Leave out any picture and return the remaining listing below exactly as given.
_____
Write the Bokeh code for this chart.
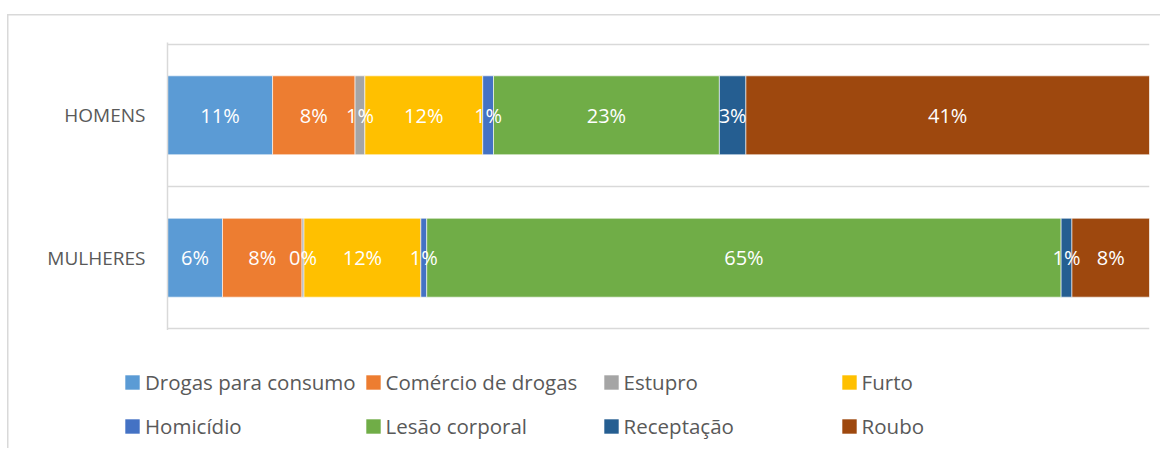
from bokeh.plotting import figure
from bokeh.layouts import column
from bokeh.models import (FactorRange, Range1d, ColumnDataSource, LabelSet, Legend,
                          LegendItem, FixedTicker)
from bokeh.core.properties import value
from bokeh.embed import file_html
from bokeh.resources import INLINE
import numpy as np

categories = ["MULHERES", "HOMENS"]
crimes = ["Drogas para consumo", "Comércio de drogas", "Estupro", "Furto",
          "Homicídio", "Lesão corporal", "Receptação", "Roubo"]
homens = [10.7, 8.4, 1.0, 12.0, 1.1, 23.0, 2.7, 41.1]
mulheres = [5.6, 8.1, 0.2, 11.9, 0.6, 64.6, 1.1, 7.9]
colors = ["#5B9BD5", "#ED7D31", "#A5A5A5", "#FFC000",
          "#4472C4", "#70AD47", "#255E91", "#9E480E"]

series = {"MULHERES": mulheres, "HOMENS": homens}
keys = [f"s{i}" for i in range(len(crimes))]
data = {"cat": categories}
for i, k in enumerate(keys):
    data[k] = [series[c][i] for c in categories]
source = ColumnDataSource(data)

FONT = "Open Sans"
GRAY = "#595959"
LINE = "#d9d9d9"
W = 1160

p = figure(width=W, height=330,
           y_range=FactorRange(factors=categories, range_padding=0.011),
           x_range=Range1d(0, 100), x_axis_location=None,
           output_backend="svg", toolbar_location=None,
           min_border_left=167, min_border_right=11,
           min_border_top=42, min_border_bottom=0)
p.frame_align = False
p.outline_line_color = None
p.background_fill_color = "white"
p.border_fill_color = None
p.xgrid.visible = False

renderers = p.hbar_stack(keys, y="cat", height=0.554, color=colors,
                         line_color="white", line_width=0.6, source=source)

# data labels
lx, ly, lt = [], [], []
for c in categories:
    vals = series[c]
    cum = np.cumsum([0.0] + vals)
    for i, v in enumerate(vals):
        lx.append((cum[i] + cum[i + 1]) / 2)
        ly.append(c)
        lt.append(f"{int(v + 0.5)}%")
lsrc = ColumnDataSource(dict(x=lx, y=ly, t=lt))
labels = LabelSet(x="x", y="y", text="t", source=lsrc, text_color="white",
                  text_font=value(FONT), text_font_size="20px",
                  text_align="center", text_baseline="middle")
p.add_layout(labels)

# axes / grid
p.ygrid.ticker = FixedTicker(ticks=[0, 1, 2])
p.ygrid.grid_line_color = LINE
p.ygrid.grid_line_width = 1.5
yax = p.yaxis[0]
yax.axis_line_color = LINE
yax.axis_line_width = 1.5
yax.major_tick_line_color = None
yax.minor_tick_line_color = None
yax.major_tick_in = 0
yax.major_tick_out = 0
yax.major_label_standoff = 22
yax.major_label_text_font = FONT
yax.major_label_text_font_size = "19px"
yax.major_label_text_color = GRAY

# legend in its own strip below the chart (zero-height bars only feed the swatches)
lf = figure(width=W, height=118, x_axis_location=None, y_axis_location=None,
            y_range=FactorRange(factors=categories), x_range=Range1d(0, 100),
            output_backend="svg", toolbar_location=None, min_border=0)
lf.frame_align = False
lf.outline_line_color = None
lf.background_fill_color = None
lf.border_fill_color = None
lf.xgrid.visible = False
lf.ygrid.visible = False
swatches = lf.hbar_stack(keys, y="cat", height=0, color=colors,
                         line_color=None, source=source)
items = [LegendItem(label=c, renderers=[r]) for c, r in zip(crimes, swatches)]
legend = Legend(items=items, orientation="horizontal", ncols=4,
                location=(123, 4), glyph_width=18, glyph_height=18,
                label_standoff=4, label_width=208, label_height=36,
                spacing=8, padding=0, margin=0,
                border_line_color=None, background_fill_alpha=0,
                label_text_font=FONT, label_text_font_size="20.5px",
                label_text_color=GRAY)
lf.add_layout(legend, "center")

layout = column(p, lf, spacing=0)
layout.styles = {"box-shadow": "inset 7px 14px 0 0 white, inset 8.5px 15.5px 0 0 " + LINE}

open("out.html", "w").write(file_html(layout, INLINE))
_____
> _Final result_
Write the Bokeh code for this chart.
from bokeh.plotting import figure
from bokeh.layouts import column
from bokeh.models import (FactorRange, Range1d, ColumnDataSource, LabelSet, Legend,
                          LegendItem, FixedTicker)
from bokeh.core.properties import value
from bokeh.embed import file_html
from bokeh.resources import INLINE
import numpy as np

categories = ["MULHERES", "HOMENS"]
crimes = ["Drogas para consumo", "Comércio de drogas", "Estupro", "Furto",
          "Homicídio", "Lesão corporal", "Receptação", "Roubo"]
homens = [10.7, 8.4, 1.0, 12.0, 1.1, 23.0, 2.7, 41.1]
mulheres = [5.6, 8.1, 0.2, 11.9, 0.6, 64.6, 1.1, 7.9]
colors = ["#5B9BD5", "#ED7D31", "#A5A5A5", "#FFC000",
          "#4472C4", "#70AD47", "#255E91", "#9E480E"]

series = {"MULHERES": mulheres, "HOMENS": homens}
keys = [f"s{i}" for i in range(len(crimes))]
data = {"cat": categories}
for i, k in enumerate(keys):
    data[k] = [series[c][i] for c in categories]
source = ColumnDataSource(data)

FONT = "Open Sans"
GRAY = "#595959"
LINE = "#d9d9d9"
W = 1160

p = figure(width=W, height=330,
           y_range=FactorRange(factors=categories, range_padding=0.011),
           x_range=Range1d(0, 100), x_axis_location=None,
           output_backend="svg", toolbar_location=None,
           min_border_left=167, min_border_right=11,
           min_border_top=42, min_border_bottom=0)
p.frame_align = False
p.outline_line_color = None
p.background_fill_color = "white"
p.border_fill_color = None
p.xgrid.visible = False

renderers = p.hbar_stack(keys, y="cat", height=0.554, color=colors,
                         line_color="white", line_width=0.6, source=source)

# data labels
lx, ly, lt = [], [], []
for c in categories:
    vals = series[c]
    cum = np.cumsum([0.0] + vals)
    for i, v in enumerate(vals):
        lx.append((cum[i] + cum[i + 1]) / 2)
        ly.append(c)
        lt.append(f"{int(v + 0.5)}%")
lsrc = ColumnDataSource(dict(x=lx, y=ly, t=lt))
labels = LabelSet(x="x", y="y", text="t", source=lsrc, text_color="white",
                  text_font=value(FONT), text_font_size="20px",
                  text_align="center", text_baseline="middle")
p.add_layout(labels)

# axes / grid
p.ygrid.ticker = FixedTicker(ticks=[0, 1, 2])
p.ygrid.grid_line_color = LINE
p.ygrid.grid_line_width = 1.5
yax = p.yaxis[0]
yax.axis_line_color = LINE
yax.axis_line_width = 1.5
yax.major_tick_line_color = None
yax.minor_tick_line_color = None
yax.major_tick_in = 0
yax.major_tick_out = 0
yax.major_label_standoff = 22
yax.major_label_text_font = FONT
yax.major_label_text_font_size = "19px"
yax.major_label_text_color = GRAY

# legend in its own strip below the chart (zero-height bars only feed the swatches)
lf = figure(width=W, height=118, x_axis_location=None, y_axis_location=None,
            y_range=FactorRange(factors=categories), x_range=Range1d(0, 100),
            output_backend="svg", toolbar_location=None, min_border=0)
lf.frame_align = False
lf.outline_line_color = None
lf.background_fill_color = None
lf.border_fill_color = None
lf.xgrid.visible = False
lf.ygrid.visible = False
swatches = lf.hbar_stack(keys, y="cat", height=0, color=colors,
                         line_color=None, source=source)
items = [LegendItem(label=c, renderers=[r]) for c, r in zip(crimes, swatches)]
legend = Legend(items=items, orientation="horizontal", ncols=4,
                location=(123, 4), glyph_width=18, glyph_height=18,
                label_standoff=4, label_width=208, label_height=36,
                spacing=8, padding=0, margin=0,
                border_line_color=None, background_fill_alpha=0,
                label_text_font=FONT, label_text_font_size="20.5px",
                label_text_color=GRAY)
lf.add_layout(legend, "center")

layout = column(p, lf, spacing=0)
layout.styles = {"box-shadow": "inset 7px 14px 0 0 white, inset 8.5px 15.5px 0 0 " + LINE}

open("out.html", "w").write(file_html(layout, INLINE))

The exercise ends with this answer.